Wednesday, February 29, 2012

Plato & Maclaren

Though this quote is incorrectly attributed to Plato, I still find it incredibly relevant.

"Be kind, for everyone you know is fighting a great battle." - Plato

It is widely believed that the Plato quote came from a legitimate quote by Ian Maclaren, which is "Be pitiful, for every man is fighting a hard battle."

No matter which version you prefer, you can't deny the resonating qualities they share. Over the last few weeks, I have come to know firsthand that the idea is quite beautiful, powerful, and overwhelmingly true. For days, whenever someone did the slightest thing that perturbed me or hurt my feelings, I just wanted to shout at them, Hey! Don't you know that I'm having a crappy day/week/life-situation and you're just making it worse?

I never did that, but I wanted to.

I try daily to remind myself of the quotes and the lesson behind them because when I wanted the world to understand, some parts of it didn't. I'd like to try and do my part to be kind, to loved ones and to strangers, because I don't know what's going on in their lives. As I'm sure we all know, resisting the urge to be a jerk is hard.

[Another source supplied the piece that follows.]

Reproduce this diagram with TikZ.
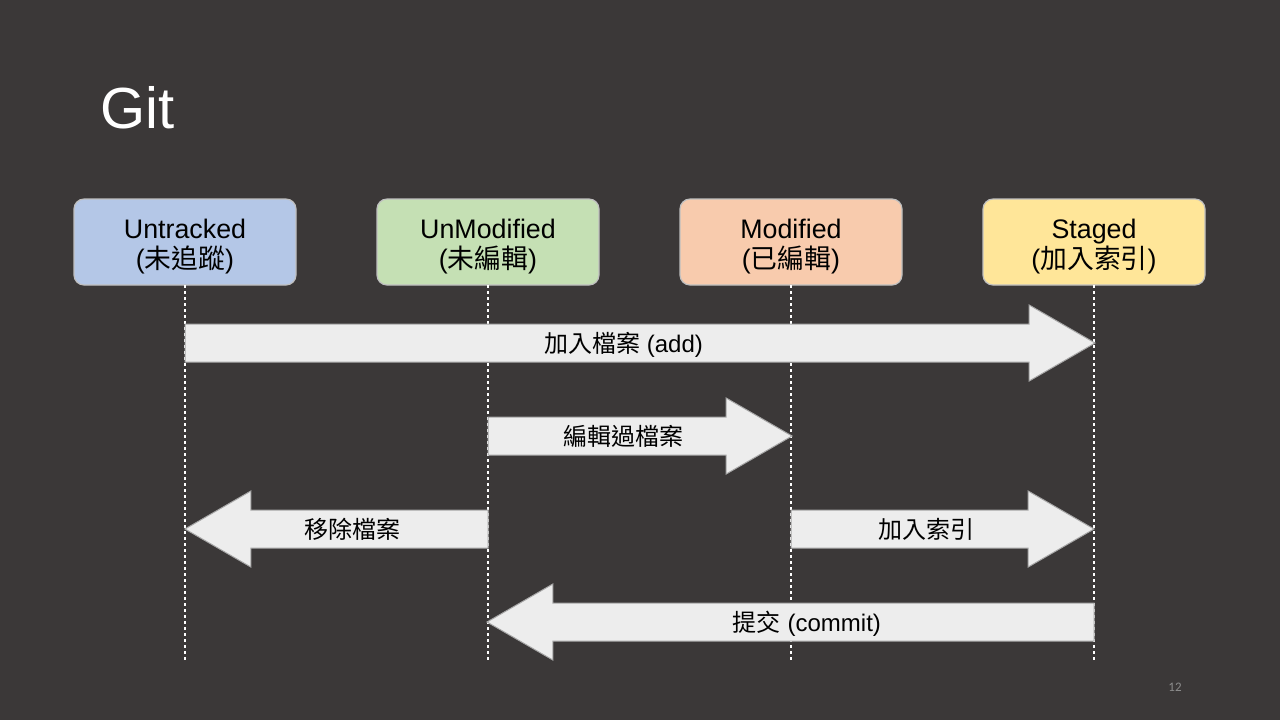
\documentclass[tikz,border=0pt]{standalone}
\usepackage{fontspec}
\setmainfont{Liberation Sans}
\newfontfamily\cjk{Noto Sans CJK TC}
\newfontfamily\pagefont{Carlito}
\usetikzlibrary{positioning,shapes.arrows}
\definecolor{slidebg}{HTML}{3B3838}
\definecolor{boxline}{HTML}{BFBFBF}
\definecolor{arrowfill}{HTML}{EDEDED}
\definecolor{arrowline}{HTML}{A6A6A6}
\definecolor{untrackedfill}{HTML}{B4C7E7}
\definecolor{unmodifiedfill}{HTML}{C5E0B4}
\definecolor{modifiedfill}{HTML}{F8CBAD}
\definecolor{stagedfill}{HTML}{FFE699}
\definecolor{pagegray}{HTML}{8C8C8C}
\newcommand{\boxpad}{\rule{0pt}{14pt}}
\begin{document}
\begin{tikzpicture}[
x=0.5pt,y=-0.5pt,
state/.style={rectangle,rounded corners=5pt,draw=boxline,line width=0.6pt,minimum width=111pt,minimum height=43pt,align=center,inner sep=0pt,outer sep=0pt,font=\fontsize{13.4}{15}\selectfont},
lifeline/.style={draw=white,line width=0.8pt,dash pattern=on 1.5pt off 1.5pt},
bigarrow/.style={single arrow,draw=arrowline,fill=arrowfill,line width=0.5pt,single arrow tip angle=60,single arrow head extend=9.5pt,text height=10.6pt,text depth=1.4pt,inner ysep=3.25pt,inner xsep=0pt,outer sep=0pt,font=\fontsize{12}{14}\selectfont},
back/.style={shape border rotate=180}
]

\fill[slidebg] (0,0) rectangle (1280,720);
\node[text=white,anchor=base west,inner sep=0pt,font=\fontsize{29}{32}\selectfont] (title) at (100,128) {Git};

\node[state,fill=untrackedfill] (untracked) at (185,242) {\boxpad Untracked\\({\cjk 未追蹤})};
\node[state,fill=unmodifiedfill,right=40.5pt of untracked] (unmodified) {\boxpad UnModified\\({\cjk 未編輯})};
\node[state,fill=modifiedfill,right=40.5pt of unmodified] (modified) {\boxpad Modified\\({\cjk 已編輯})};
\node[state,fill=stagedfill,right=40.5pt of modified] (staged) {\boxpad Staged\\({\cjk 加入索引})};

\draw[lifeline] (untracked.south) -- (untracked.south |- 0,662);
\draw[lifeline] (unmodified.south) -- (unmodified.south |- 0,662);
\draw[lifeline] (modified.south) -- (modified.south |- 0,662);
\draw[lifeline] (staged.south) -- (staged.south |- 0,662);

\node[bigarrow,minimum height=455pt,anchor=tail] (add) at (untracked.south |- 0,343) {{\cjk 加入檔案} (add)};
\node[bigarrow,minimum height=152pt,anchor=tail] (edit) at (unmodified.south |- 0,436) {\cjk 編輯過檔案};
\node[bigarrow,back,minimum height=151.5pt,anchor=tail] (remove) at (unmodified.south |- 0,529) {\cjk 移除檔案};
\node[bigarrow,minimum height=151.5pt,anchor=tail] (stage) at (modified.south |- 0,529) {\cjk 加入索引};
\node[bigarrow,back,minimum height=303.5pt,anchor=tail] (commit) at (staged.south |- 0,622) {{\cjk 提交} (commit)};

\node[text=pagegray,font=\pagefont\fontsize{6.5}{8}\selectfont] (pagenum) at (1175,687) {12};
\end{tikzpicture}
\end{document}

Whether or not it was consciously or unconsciously done, the meanness and insensitivity amplified my pain. So now, I'm aiming to lessen the negative impact that I have on those around me. It's been no easy road so far, but I'm trying.

Won't you try to?

Tuesday, February 21, 2012


Be still and know that I am God.
Be still and know that I am.
Be still and know.
Be still.

"We Will All Be Changed" - Seryn

Friday, February 10, 2012

"Has anyone who trusted in the Lord ever been disappointed?" -Sirach 2:10

No, at least, I think so. I guess not.

"Those who trust in Jesus are as simple as children. They cling to His garments and in every difficulty have recourse to Him. Filled with trust, they exclaim: 'Help me, Lord Jesus, to overcome this enemy and this obstacle. You alone can help me and I am sure that You want to do so.'" -St. Francis de Sales


But how?

How do you do that? How do you trust that deeply? Where does it come from?

I'm struggling with a lot. Obviously.

I'll try to cheer up. But not for you dear reader, for myself. I know I'm being selfish, but I crave some semblance of normality and familiarity. I don't like change. I'm afraid of big messy hard ugly change.

It hasn't been the best week, and all of a sudden I found myself in an extremely foul mood earlier. I couldn't really explain where it came from. It went away, and I'm glad.

All of this jumbled mess to say, good thoughts and prayers would be much appreciated for the undisclosed prayers in my heart.